One part of Kant’s study of our consciousness is concerned with the power of judgment itself, which he thinks is at work in our taste for beauty and our philosophy of nature. Fleischacker is particularly concerned with beauty in Kant, which Kant connects with the most inner and subjective aspects of judgment. Kant’s view of our power for subjective judgements of beauty, is that it joins with everyone else’s judgement of beauty in ways which are the basis of communication, which join subjective pleasure with universal standards. For Kant, the capacity for judgments of beauty is deeply connected with our freedom as human beings and with our capacity to make moral judgements regarding other free individuals.

This aspect of Kant builds, in part, on ideas in Hume and Smith about the improvement of human morality, liberty, and taste over history. It is this capacity which provides a third concept of liberty beyond, the ‘negative’ liberty of freedom from interference, and the ‘positive’ liberty of collective action to provide conditions of liberty.
Fleischacker looks at liberty and self-determination in Kant in the first part of the book, and follows it up in the second part with an examination of the moral and political aspects of Smith’s Wealth of Nations (1776). Fleischacker thinks of Smith’s political economy as referring to the kind of values of moral reflection and freedom from external domination, that can be found in Kant. He looks at how for Smith, the increase in the prosperity and independence of labourers is a prime concern.

Fleischacker refers to the various points in Smith, which identify the manipulation of markets by the rich and powerful who try to exclude competitions. Merchants collude in trying to rig markets against new competitors, guild masters try to limit and control the people entering that guild.

Fleischacker looks at Smith’s famous line about the benefits we receive from the self-interest of butchers, bakers and brewers, rather than from their benevolence. The main point for Fleischacker is the value of personal independence. It is better for me to depend on myself for my food and drink, rather than depend on anyone’s charity. Fleischacker also notes Smith’s enthusiasm for indirect taxes on luxury goods rather than taxes which bear on the poor, and his disdain for those who look down on, and preach at, the poor for their supposed irresponsibility. Fleischacker’s extrapolation that Smith would be a supporter of redistributive tax and welfare policies are no doubt open to debate, but his views are certainly based on deep knowledge of Smith’s writings.

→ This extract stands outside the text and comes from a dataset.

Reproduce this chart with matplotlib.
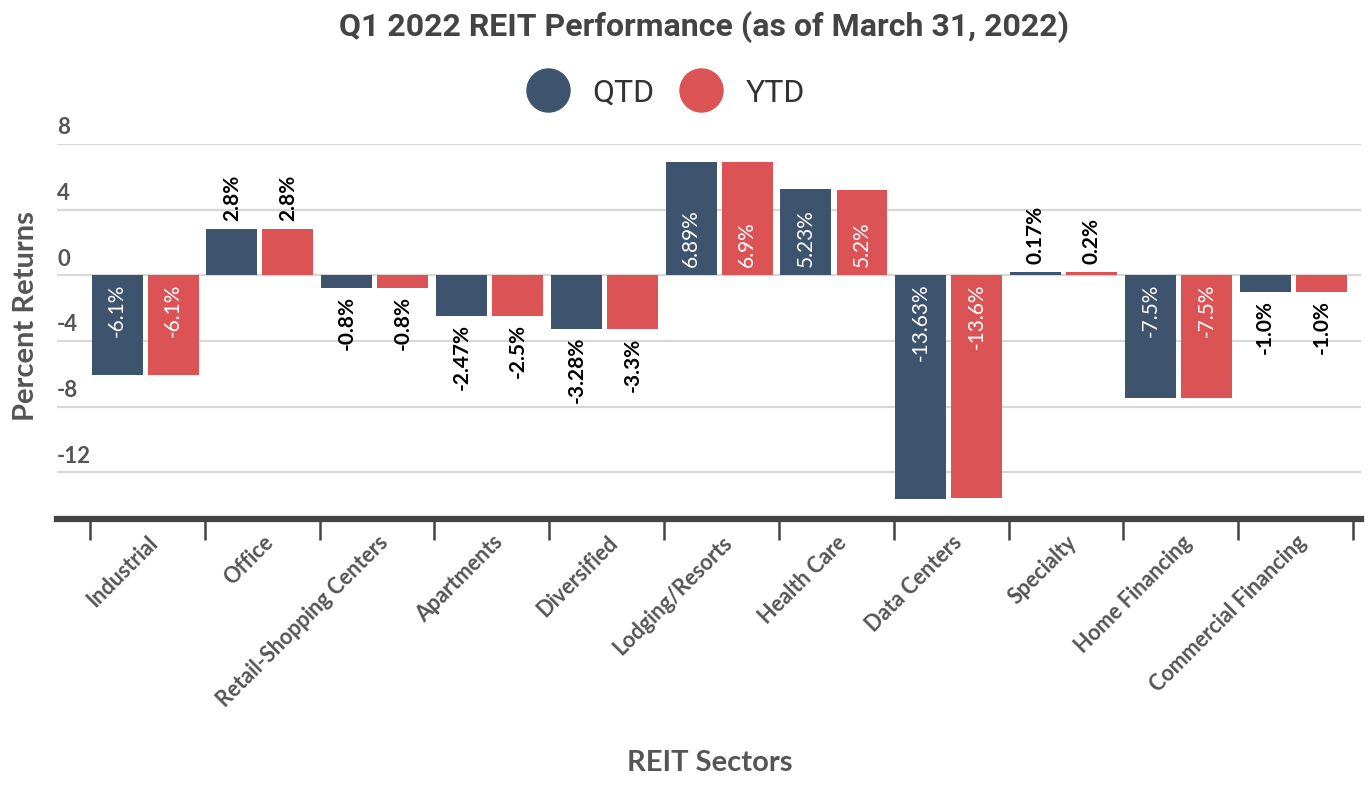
import matplotlib
matplotlib.use("Agg")
import matplotlib.pyplot as plt
from matplotlib.lines import Line2D
import numpy as np

sectors = ["Industrial", "Office", "Retail-Shopping Centers", "Apartments", "Diversified",
           "Lodging/Resorts", "Health Care", "Data Centers", "Specialty", "Home Financing",
           "Commercial Financing"]
qtd = [-6.1, 2.8, -0.8, -2.47, -3.28, 6.89, 5.23, -13.63, 0.17, -7.5, -1.0]
ytd = [-6.1, 2.8, -0.8, -2.5, -3.3, 6.9, 5.2, -13.6, 0.2, -7.5, -1.0]
qtd_labels = ["-6.1%", "2.8%", "-0.8%", "-2.47%", "-3.28%", "6.89%", "5.23%", "-13.63%", "0.17%", "-7.5%", "-1.0%"]
ytd_labels = ["-6.1%", "2.8%", "-0.8%", "-2.5%", "-3.3%", "6.9%", "5.2%", "-13.6%", "0.2%", "-7.5%", "-1.0%"]
yticks = [8, 4, 0, -4, -8, -12]

QTD_COLOR = "#3e536e"
YTD_COLOR = "#dc5356"
TEXT = "#555555"

W, H = 1369, 792
fig = plt.figure(figsize=(W / 100, H / 100), dpi=100)
ax = fig.add_axes([57 / W, 1 - 519.3 / H, (1361 - 57) / W, (519.3 - 144) / H])

x = np.arange(len(sectors))
bw = 0.444


def add_labels(xs, vals, labels):
    # big bars get a white label inside, small ones a black label outside
    for xi, v, lab in zip(xs, vals, labels):
        inside = abs(v) >= 5
        if inside:
            y0, off = 0, (8 if v > 0 else -8)
            color, weight = "white", "normal"
        else:
            y0, off = v, (8 if v > 0 else -8)
            color, weight = "black", "bold"
        ax.annotate(lab, (xi, y0), xytext=(0, off * 0.72), textcoords="offset points",
                    rotation=90, ha="center", va="bottom" if off > 0 else "top",
                    fontsize=15, color=color, fontweight=weight, family="Lato", zorder=5)


ax.bar(x - 0.264, qtd, width=bw, color=QTD_COLOR, zorder=3)
ax.bar(x + 0.224, ytd, width=bw, color=YTD_COLOR, zorder=3)
add_labels(x - 0.264, qtd, qtd_labels)
add_labels(x + 0.224, ytd, ytd_labels)

ax.set_xlim(-0.787, 10.57)
ax.set_ylim(-14.87, 8)

# grid lines and y labels sitting above them
for t in yticks:
    ax.axhline(t, color="#d8d8d8", lw=1.6, zorder=1)
    ax.annotate(str(t), (0, t), xycoords=("axes fraction", "data"), xytext=(0, 4),
                textcoords="offset points", ha="left", va="bottom",
                fontsize=16, fontweight="bold", color=TEXT, family="Lato")
ax.set_yticks([])

for s in ["top", "right", "left"]:
    ax.spines[s].set_visible(False)
ax.spines["bottom"].set_color("#444444")
ax.spines["bottom"].set_linewidth(4.5)

ax.set_xticks(np.arange(-0.5, len(sectors)), labels=[""] * (len(sectors) + 1))
ax.tick_params(axis="x", which="major", length=15, width=1.8, color="#444444", direction="out")
ax.set_xticks(x, labels=sectors, minor=True)
ax.tick_params(axis="x", which="minor", length=0, pad=9)
for lab in ax.get_xticklabels(minor=True):
    lab.set_rotation(45)
    lab.set_ha("right")
    lab.set_rotation_mode("anchor")
    lab.set_fontsize(15.5)
    lab.set_fontweight("bold")
    lab.set_color(TEXT)
    lab.set_family("Lato")

fig.text(26 / W, 1 - 316 / H, "Percent Returns", rotation=90, ha="center", va="center",
         fontsize=21, fontweight="bold", color=TEXT, family="Lato")
fig.text(710 / W, 1 - 763 / H, "REIT Sectors", ha="center", va="center",
         fontsize=21, fontweight="bold", color=TEXT, family="Lato")
fig.text(704 / W, 1 - 27 / H, "Q1 2022 REIT Performance (as of March 31, 2022)", ha="center",
         va="center", fontsize=23, fontweight="bold", color="#444444", family="Roboto")

handles = [Line2D([], [], ls="none", marker="o", ms=31, color=QTD_COLOR),
           Line2D([], [], ls="none", marker="o", ms=31, color=YTD_COLOR)]
fig.legend(handles, ["QTD", "YTD"], loc="center", bbox_to_anchor=(666 / W, 1 - 93 / H), ncol=2,
           frameon=False, prop={"family": "Roboto", "size": 23}, labelcolor="#333333",
           handletextpad=0.75, columnspacing=0.8, handlelength=1.3)

fig.savefig("out.png", dpi=100)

The last part of A Third Concept of Liberty is concerned with John Rawls, the dominant figure in recent egalitarian liberal political theory. Though Fleishacker agrees with Rawls’ overall view, he thinks Rawls leans too much towards rigid views of social organisation and distribution of income. Fleschacker argues for a more contextual approach, in which policy solutions emerge in reaction to particular conditions. He argues for public action to be directed against monopolistic economic power, rather than towards distribution of income. Rawls himself is often take as master thinker of left-liberalism and social democracy, but he also been taken up approvingly by some classical liberal and libertarian thinkers including Friedrich Hayek (Law, Legislation and Liberty, Vol. 2 The Mirage of Social Justice, 1979). So if Fleishacker takes Rawls, and tries to move away from the more designed from above elements of Rawls thinking, he certainly has something positive for classical liberals and libertarians. Rawls himself will be dealt with in a future post.